■ **Directions**
Starting at the top of the entries below, write out each line up to and including the one containing "const markerQ = [20];". Leave the pictures out.

━━━ Material supplied ━━━

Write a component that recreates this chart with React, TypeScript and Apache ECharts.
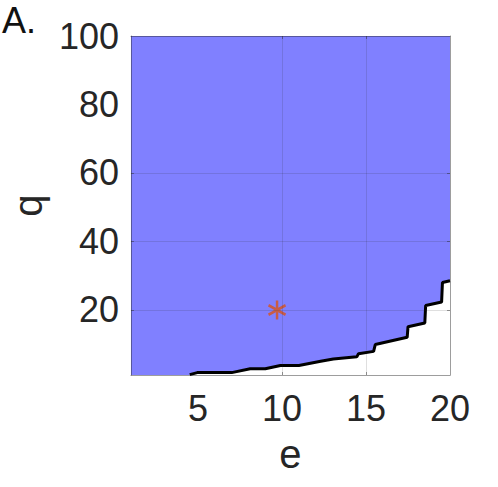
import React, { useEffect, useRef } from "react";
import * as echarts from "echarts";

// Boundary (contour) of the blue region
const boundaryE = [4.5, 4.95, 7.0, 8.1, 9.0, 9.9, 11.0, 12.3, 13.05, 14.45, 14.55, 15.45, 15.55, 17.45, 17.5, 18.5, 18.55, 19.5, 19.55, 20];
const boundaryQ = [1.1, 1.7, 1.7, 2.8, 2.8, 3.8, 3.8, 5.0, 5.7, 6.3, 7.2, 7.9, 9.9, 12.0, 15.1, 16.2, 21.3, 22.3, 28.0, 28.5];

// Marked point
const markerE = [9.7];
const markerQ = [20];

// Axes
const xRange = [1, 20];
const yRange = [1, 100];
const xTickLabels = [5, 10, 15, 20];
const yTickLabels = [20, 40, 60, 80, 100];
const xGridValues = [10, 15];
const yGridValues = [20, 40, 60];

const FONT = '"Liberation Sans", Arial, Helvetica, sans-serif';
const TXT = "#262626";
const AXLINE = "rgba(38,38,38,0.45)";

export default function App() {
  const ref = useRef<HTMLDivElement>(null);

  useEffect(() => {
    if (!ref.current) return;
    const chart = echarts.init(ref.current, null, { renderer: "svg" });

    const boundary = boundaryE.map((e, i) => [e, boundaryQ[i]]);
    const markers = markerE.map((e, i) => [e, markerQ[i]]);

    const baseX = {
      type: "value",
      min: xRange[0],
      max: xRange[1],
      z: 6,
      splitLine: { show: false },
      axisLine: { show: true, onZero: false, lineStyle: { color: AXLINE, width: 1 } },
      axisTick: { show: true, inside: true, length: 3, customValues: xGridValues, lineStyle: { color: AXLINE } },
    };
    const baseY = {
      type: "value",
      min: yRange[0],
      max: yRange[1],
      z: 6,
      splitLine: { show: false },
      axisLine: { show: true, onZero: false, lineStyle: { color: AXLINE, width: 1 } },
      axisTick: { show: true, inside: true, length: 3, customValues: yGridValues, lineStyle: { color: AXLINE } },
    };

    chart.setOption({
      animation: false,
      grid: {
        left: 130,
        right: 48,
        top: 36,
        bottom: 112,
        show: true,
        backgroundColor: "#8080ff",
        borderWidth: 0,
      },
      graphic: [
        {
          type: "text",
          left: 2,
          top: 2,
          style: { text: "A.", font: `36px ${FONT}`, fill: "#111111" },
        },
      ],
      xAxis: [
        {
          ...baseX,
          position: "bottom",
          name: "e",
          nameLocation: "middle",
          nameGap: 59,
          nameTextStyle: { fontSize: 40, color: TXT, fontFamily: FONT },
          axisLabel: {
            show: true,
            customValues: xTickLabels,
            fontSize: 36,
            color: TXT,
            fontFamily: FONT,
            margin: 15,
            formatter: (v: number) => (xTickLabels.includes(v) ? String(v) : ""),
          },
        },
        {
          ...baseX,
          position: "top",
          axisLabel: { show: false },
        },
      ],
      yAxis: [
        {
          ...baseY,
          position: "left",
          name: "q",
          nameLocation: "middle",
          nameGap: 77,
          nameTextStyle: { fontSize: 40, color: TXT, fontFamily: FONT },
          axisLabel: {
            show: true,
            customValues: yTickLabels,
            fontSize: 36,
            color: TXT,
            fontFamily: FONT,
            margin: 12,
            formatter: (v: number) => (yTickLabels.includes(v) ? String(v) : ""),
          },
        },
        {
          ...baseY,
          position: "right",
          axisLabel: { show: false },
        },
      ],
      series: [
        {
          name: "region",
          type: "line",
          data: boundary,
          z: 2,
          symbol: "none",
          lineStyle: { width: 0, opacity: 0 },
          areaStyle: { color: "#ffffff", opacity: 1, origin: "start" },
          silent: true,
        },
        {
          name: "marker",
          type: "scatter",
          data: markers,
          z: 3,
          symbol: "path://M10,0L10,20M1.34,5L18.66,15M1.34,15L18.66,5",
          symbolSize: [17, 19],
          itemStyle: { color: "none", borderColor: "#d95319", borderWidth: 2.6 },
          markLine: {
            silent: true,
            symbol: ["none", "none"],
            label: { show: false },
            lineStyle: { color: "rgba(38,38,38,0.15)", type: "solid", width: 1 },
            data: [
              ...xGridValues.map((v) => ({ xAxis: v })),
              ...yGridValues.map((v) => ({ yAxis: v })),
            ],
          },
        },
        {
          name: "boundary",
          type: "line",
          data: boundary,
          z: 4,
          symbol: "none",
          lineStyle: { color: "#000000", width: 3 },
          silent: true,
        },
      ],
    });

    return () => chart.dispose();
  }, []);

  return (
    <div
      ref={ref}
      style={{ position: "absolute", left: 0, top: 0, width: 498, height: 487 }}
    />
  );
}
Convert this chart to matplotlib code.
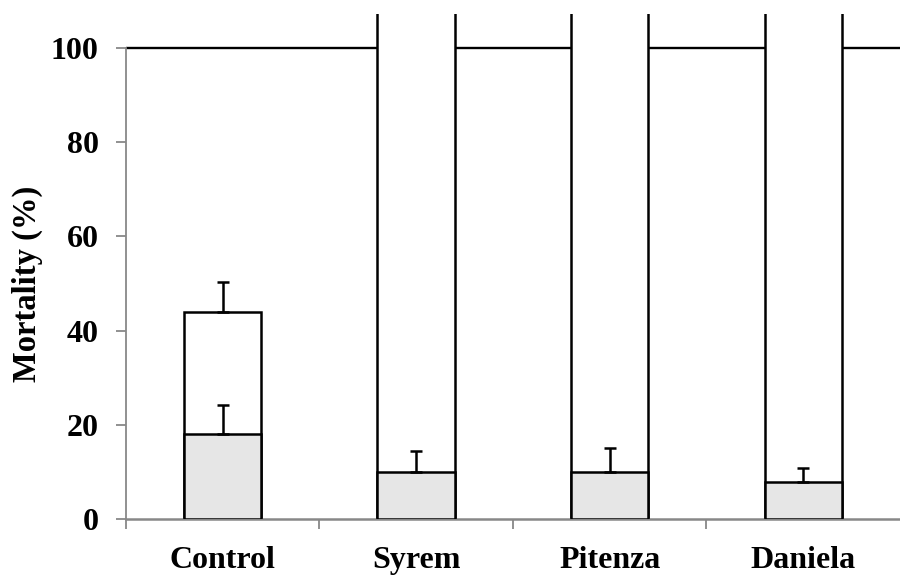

━━━

■ **Result below**
Write a component that recreates this chart with React, TypeScript and Apache ECharts.
import React, { useEffect, useRef } from "react";
import * as echarts from "echarts";

// Boundary (contour) of the blue region
const boundaryE = [4.5, 4.95, 7.0, 8.1, 9.0, 9.9, 11.0, 12.3, 13.05, 14.45, 14.55, 15.45, 15.55, 17.45, 17.5, 18.5, 18.55, 19.5, 19.55, 20];
const boundaryQ = [1.1, 1.7, 1.7, 2.8, 2.8, 3.8, 3.8, 5.0, 5.7, 6.3, 7.2, 7.9, 9.9, 12.0, 15.1, 16.2, 21.3, 22.3, 28.0, 28.5];

// Marked point
const markerE = [9.7];
const markerQ = [20];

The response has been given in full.